Calculated magnitudes (points) of Kondo temperatures, obtained for ${\mathcal{J}}_x$ and ${\mathcal{J}}_y$ values display in Fig. 5, for edge electrons in HgTe QWs containing holes bound to acceptors as a function of the distance $y_{\text{m}}$ between the acceptor wave function maximum and the edge calculated for various values of the electron-hole energy interval $E_{eh}$; full points: electron wavevector $k=0.05$ ${\mathrm{nm}}^{-1}$ and the penetration of helical state into the QW, $b=7$ nm; open points: $k=0.1$ ${\mathrm{nm}}^{-1}b=5$ nm.
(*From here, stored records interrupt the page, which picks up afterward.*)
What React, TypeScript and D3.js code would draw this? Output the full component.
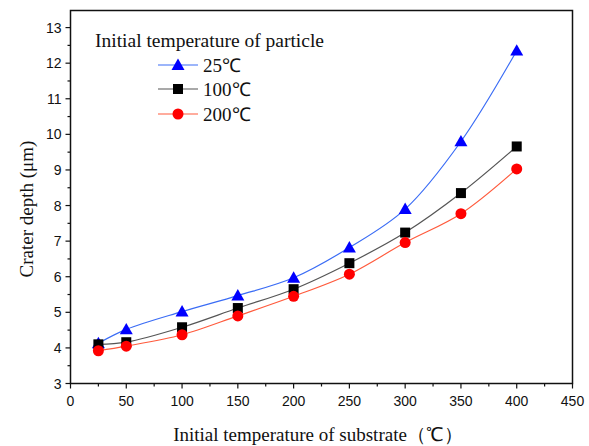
import React from 'react'
import * as d3 from 'd3'

// substrate temperature (°C)
const substrateTemps = [25, 50, 100, 150, 200, 250, 300, 350, 400]
// crater depth (μm) per initial particle temperature
const depth25 = [4.13, 4.52, 5.02, 5.47, 5.97, 6.82, 7.9, 9.8, 12.35]
const depth100 = [4.1, 4.16, 4.58, 5.12, 5.65, 6.38, 7.24, 8.35, 9.66]
const depth200 = [3.92, 4.05, 4.37, 4.9, 5.45, 6.07, 6.96, 7.77, 9.03]
const xTicks = [0, 50, 100, 150, 200, 250, 300, 350, 400, 450]
const yTicks = [3, 4, 5, 6, 7, 8, 9, 10, 11, 12, 13]

const series = [
  { name: '25℃', values: depth25, line: '#3a6cf5', fill: '#0000ff', shape: 'triangle' },
  { name: '100℃', values: depth100, line: '#555555', fill: '#000000', shape: 'square' },
  { name: '200℃', values: depth200, line: '#ff5a3c', fill: '#ff0000', shape: 'circle' }
]

const W = 589,
  H = 446
const margin = { left: 70.5, top: 10.5, right: 16.5, bottom: 62.5 }

const x = d3
  .scaleLinear()
  .domain([0, 450])
  .range([margin.left, W - margin.right])
const y = d3
  .scaleLinear()
  .domain([3, 13.48])
  .range([H - margin.bottom, margin.top])

const serif = '"Liberation Serif", "Times New Roman", serif'
const sans = '"Liberation Sans", Arial, sans-serif'

const Marker = ({ shape, cx, cy, fill }) => {
  if (shape === 'triangle') {
    const s = 6.5
    return (
      <path
        d={`M${cx},${cy - s}L${cx + s},${cy + s * 0.75}L${cx - s},${cy + s * 0.75}Z`}
        fill={fill}
      />
    )
  }
  if (shape === 'square') {
    return <rect x={cx - 5} y={cy - 5} width={10} height={10} fill={fill} />
  }
  return <circle cx={cx} cy={cy} r={5.5} fill={fill} />
}

const App = () => {
  const line = d3
    .line()
    .x(d => x(d[0]))
    .y(d => y(d[1]))
    .curve(d3.curveCatmullRom.alpha(0.5))

  const x0 = x.range()[0],
    x1 = x.range()[1],
    y0 = y.range()[0],
    y1 = y.range()[1]

  const xMinor = d3.range(0, 451, 25)
  const yMinor = d3.range(3, 13.01, 0.5)

  const legendX = 158,
    legendY = [65, 89, 114]

  return (
    <svg
      width={W}
      height={H}
      style={{ position: 'absolute', left: 0, top: 0, background: '#fff' }}
    >
      {/* frame */}
      <rect
        x={x0}
        y={y1}
        width={x1 - x0}
        height={y0 - y1}
        fill="none"
        stroke="#111"
        strokeWidth={1.5}
      />

      {/* x ticks */}
      {xMinor.map(v => (
        <line
          key={'xm' + v}
          x1={x(v)}
          x2={x(v)}
          y1={y0}
          y2={y0 + (v % 50 === 0 ? 5 : 3)}
          stroke="#111"
          strokeWidth={1.2}
        />
      ))}
      {xTicks.map(v => (
        <text
          key={'xt' + v}
          x={x(v)}
          y={y0 + 22}
          textAnchor="middle"
          fontFamily={sans}
          fontSize={14}
          fill="#111"
        >
          {v}
        </text>
      ))}

      {/* y ticks */}
      {yMinor.map(v => (
        <line
          key={'ym' + v}
          x1={x0}
          x2={x0 - (Number.isInteger(v) ? 5 : 3)}
          y1={y(v)}
          y2={y(v)}
          stroke="#111"
          strokeWidth={1.2}
        />
      ))}
      {yTicks.map(v => (
        <text
          key={'yt' + v}
          x={x0 - 9}
          y={y(v) + 5}
          textAnchor="end"
          fontFamily={sans}
          fontSize={14}
          fill="#111"
        >
          {v}
        </text>
      ))}

      {/* axis titles */}
      <text
        x={318}
        y={441}
        textAnchor="middle"
        fontFamily={serif}
        fontSize={19}
        fill="#111"
      >
        Initial temperature of substrate（℃）
      </text>
      <text
        transform={`translate(33,${(y0 + y1) / 2 + 12}) rotate(-90)`}
        textAnchor="middle"
        fontFamily={serif}
        fontSize={19}
        fill="#111"
      >
        Crater depth (μm)
      </text>

      {/* series */}
      {series.map(s => {
        const pts = substrateTemps.map((t, i) => [t, s.values[i]])
        return (
          <g key={s.name}>
            <path d={line(pts)} fill="none" stroke={s.line} strokeWidth={1.2} />
            {pts.map((p, i) => (
              <Marker key={i} shape={s.shape} cx={x(p[0])} cy={y(p[1])} fill={s.fill} />
            ))}
          </g>
        )
      })}

      {/* legend */}
      <text x={95} y={47} fontFamily={serif} fontSize={19.5} fill="#111">
        Initial temperature of particle
      </text>
      {series.map((s, i) => (
        <g key={'lg' + s.name}>
          <line
            x1={legendX}
            x2={legendX + 40}
            y1={legendY[i]}
            y2={legendY[i]}
            stroke={s.line}
            strokeWidth={1.2}
          />
          <Marker shape={s.shape} cx={legendX + 20} cy={legendY[i]} fill={s.fill} />
          <text
            x={legendX + 45}
            y={legendY[i] + 6.5}
            fontFamily={serif}
            fontSize={19}
            fill="#111"
          >
            {s.name}
          </text>
        </g>
      ))}
    </svg>
  )
}

export default App
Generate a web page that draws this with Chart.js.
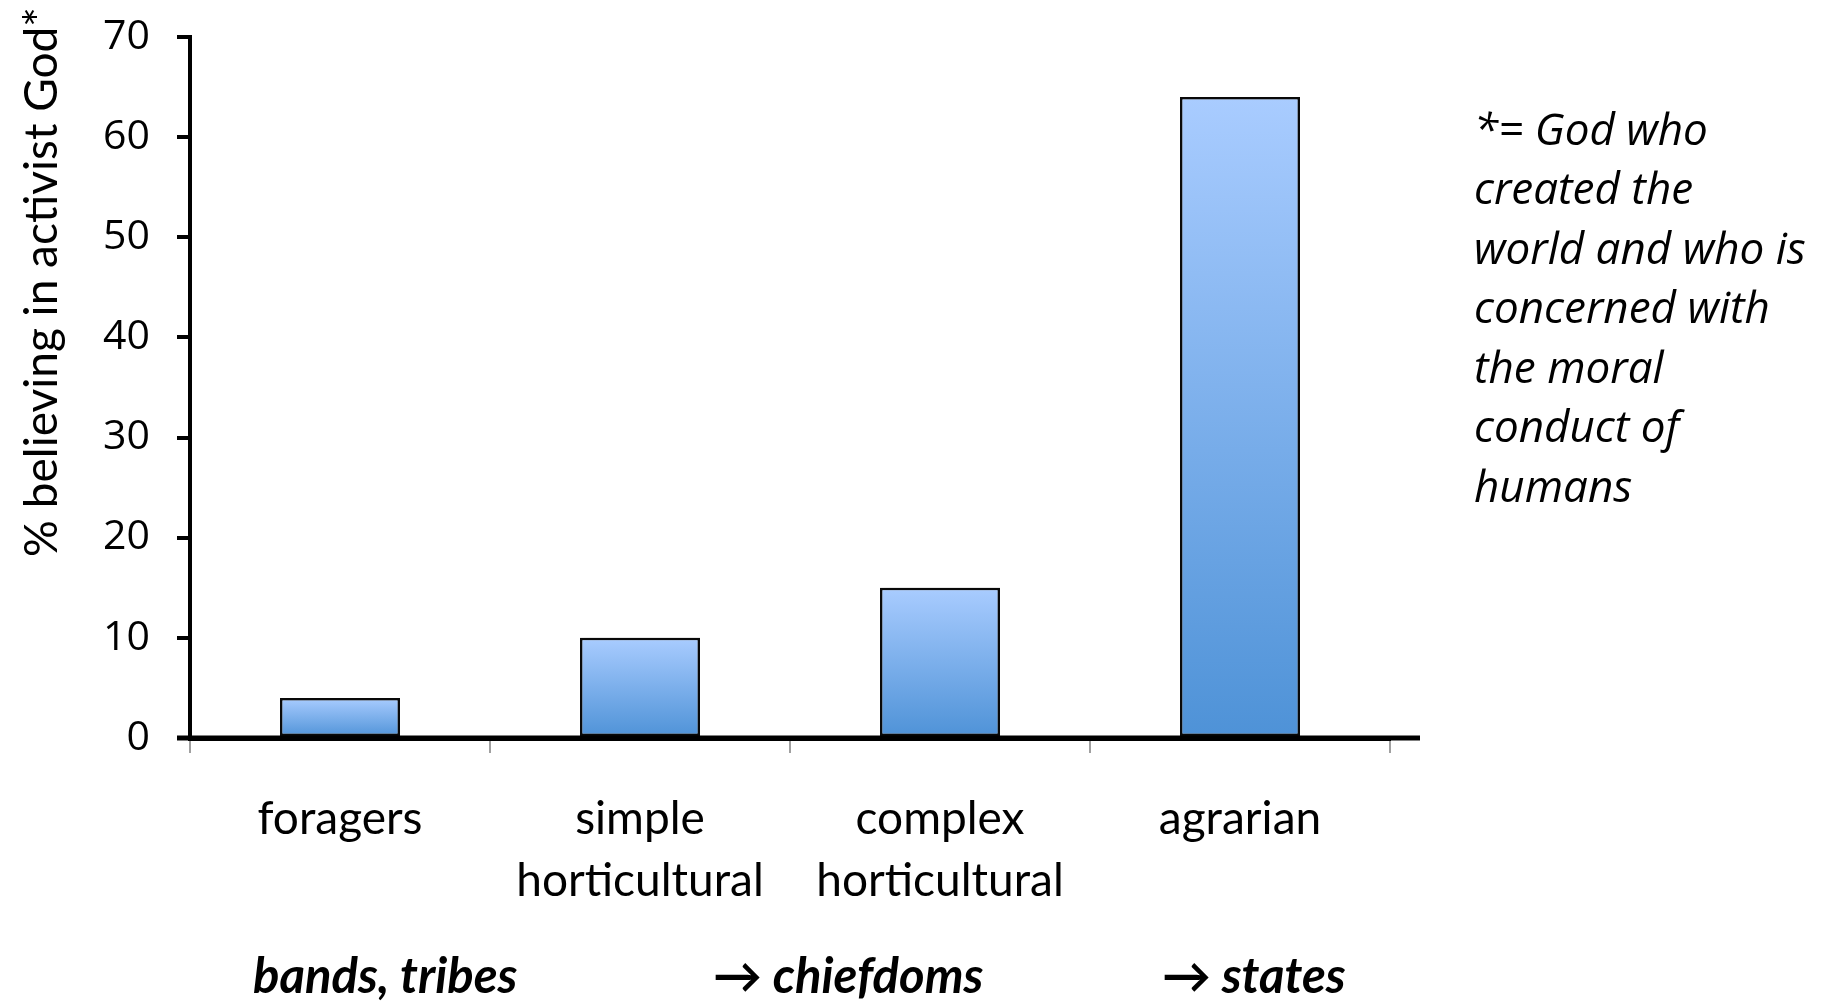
<!DOCTYPE html>
<html>
<head>
<meta charset="utf-8">
<style>
  html, body { margin: 0; padding: 0; background: #ffffff; }
  #wrap { width: 1828px; height: 1003px; position: relative; }
  canvas { display: block; }
</style>
<script src="https://cdn.jsdelivr.net/npm/chart.js@4/dist/chart.umd.min.js"></script>
</head>
<body>
<div id="wrap"><canvas id="chart" width="1828" height="1003"></canvas></div>
<script>
// Share of societies believing in an activist God, by subsistence type
const categories = [
  ['foragers'],
  ['simple', 'horticultural'],
  ['complex', 'horticultural'],
  ['agrarian']
];
const percentBelieving = [4, 10, 15, 64];
const yTicks = [0, 10, 20, 30, 40, 50, 60, 70];
const yAxisTitle = '% believing in activist God*';
const stageLabels = ['bands, tribes', '\u2192 chiefdoms', '\u2192 states'];
const footnoteLines = [
  '*= God who',
  'created the',
  'world and who is',
  'concerned with',
  'the moral',
  'conduct of',
  'humans'
];

const LABEL_FONT = 'Lato, "Open Sans", sans-serif';

// Vertical blue gradient for each bar, light at the top, deeper at the base
function barGradient(ctx) {
  const chart = ctx.chart;
  if (ctx.type !== 'data' || !chart.chartArea) return '#7fb0ec';
  const y = chart.scales.y;
  const top = y.getPixelForValue(ctx.raw);
  const base = y.getPixelForValue(0);
  const g = chart.ctx.createLinearGradient(0, top, 0, base);
  g.addColorStop(0, '#a9ccff');
  g.addColorStop(1, '#4e92d7');
  return g;
}

// Soft drop shadow behind the bars
const barShadow = {
  id: 'barShadow',
  beforeDatasetsDraw(chart) {
    const c = chart.ctx;
    c.save();
    c.shadowColor = 'rgba(0,0,0,0.30)';
    c.shadowBlur = 6;
    c.shadowOffsetX = 2;
    c.shadowOffsetY = 0;
  },
  afterDatasetsDraw(chart) {
    chart.ctx.restore();
  }
};

// Extra decorations: axis title, extended baseline, stage captions, footnote
const decorations = {
  id: 'decorations',
  afterDraw(chart) {
    const c = chart.ctx;
    const area = chart.chartArea;
    const y = chart.scales.y;
    c.save();

    // baseline runs slightly past both ends of the plot
    const y0 = y.getPixelForValue(0);
    c.strokeStyle = '#000';
    c.lineWidth = 5;
    c.beginPath();
    c.moveTo(area.left - 13, y0);
    c.lineTo(area.right + 30, y0);
    c.stroke();

    // rotated y-axis title
    c.fillStyle = '#000';
    c.font = '46px ' + LABEL_FONT;
    c.textAlign = 'center';
    c.textBaseline = 'middle';
    c.translate(42, 282);
    c.rotate(-Math.PI / 2);
    c.fillText(yAxisTitle, 0, 0);
    c.setTransform(1, 0, 0, 1, 0, 0);

    // stage captions under the categories
    c.font = 'italic bold 49px ' + LABEL_FONT;
    c.textAlign = 'left';
    c.textBaseline = 'middle';
    const stageLeft = [253, 713, 1162];
    stageLabels.forEach((t, i) => c.fillText(t, stageLeft[i], 977));

    // footnote on the right
    c.font = 'italic 44px "Open Sans", sans-serif';
    c.textAlign = 'left';
    c.textBaseline = 'middle';
    footnoteLines.forEach((t, i) => c.fillText(t, 1474, 132 + i * 59.5));

    c.restore();
  }
};

new Chart(document.getElementById('chart'), {
  type: 'bar',
  data: {
    labels: categories,
    datasets: [{
      data: percentBelieving,
      backgroundColor: barGradient,
      borderColor: '#0a0a0a',
      borderWidth: 2.5,
      borderSkipped: false,
      categoryPercentage: 1.0,
      barPercentage: 0.4
    }]
  },
  options: {
    responsive: false,
    animation: false,
    events: [],
    layout: { padding: { left: 0, right: 438, top: 37, bottom: 0 } },
    plugins: {
      legend: { display: false },
      title: { display: false },
      tooltip: { enabled: false }
    },
    scales: {
      x: {
        offset: true,
        border: { display: true, color: '#000', width: 5 },
        grid: {
          offset: true,
          drawOnChartArea: false,
          drawTicks: true,
          tickLength: 15,
          color: '#a0a0a0',
          lineWidth: 2
        },
        ticks: {
          color: '#000',
          font: { family: LABEL_FONT, size: 46, lineHeight: 1.33 },
          padding: 36,
          maxRotation: 0,
          autoSkip: false
        },
        afterFit(scale) {
          scale.height = 265;
          scale.paddingLeft = 0;
          scale.paddingRight = 0;
        }
      },
      y: {
        min: 0,
        max: 70,
        afterBuildTicks(scale) { scale.ticks = yTicks.map(v => ({ value: v })); },
        border: { display: true, color: '#000', width: 4 },
        grid: {
          drawOnChartArea: false,
          drawTicks: true,
          tickLength: 13,
          color: '#000',
          lineWidth: 4
        },
        ticks: {
          color: '#000',
          font: { family: '"Open Sans", sans-serif', size: 41 },
          padding: 27
        },
        afterFit(scale) {
          scale.width = 190;
          scale.paddingTop = 0;
          scale.paddingBottom = 0;
        }
      }
    }
  },
  plugins: [barShadow, decorations]
});
</script>
</body>
</html>
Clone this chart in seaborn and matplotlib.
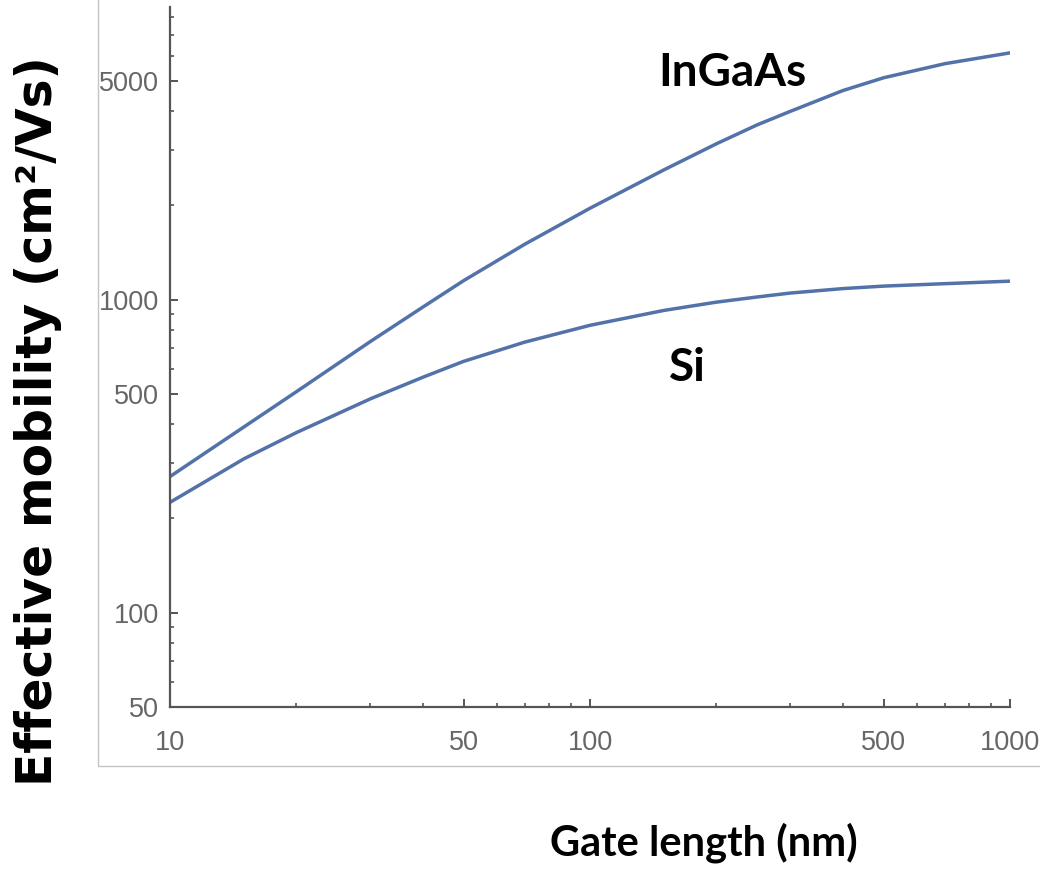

Lines connect calculated points.

Figure 8

Configurationally averaged two-terminal conductance $G$ in the units $2e^2/h$ vs temperature for a HgTe QW of the thickness $d_{\text{QW}}=8$ nm and length $L_x=10$ $\mu \mathrm{m}$ computed for various energy distance of the Fermi level to the acceptor state $E_{eh}$; $k=0.1$ ${\mathrm{nm}}^{-1},b=5$ nm; full points: no Luttinger liquid effects ($K=1$); empty points: Luttinger liquid effects taken into account ($K=0.88$). Lines connect calculated points.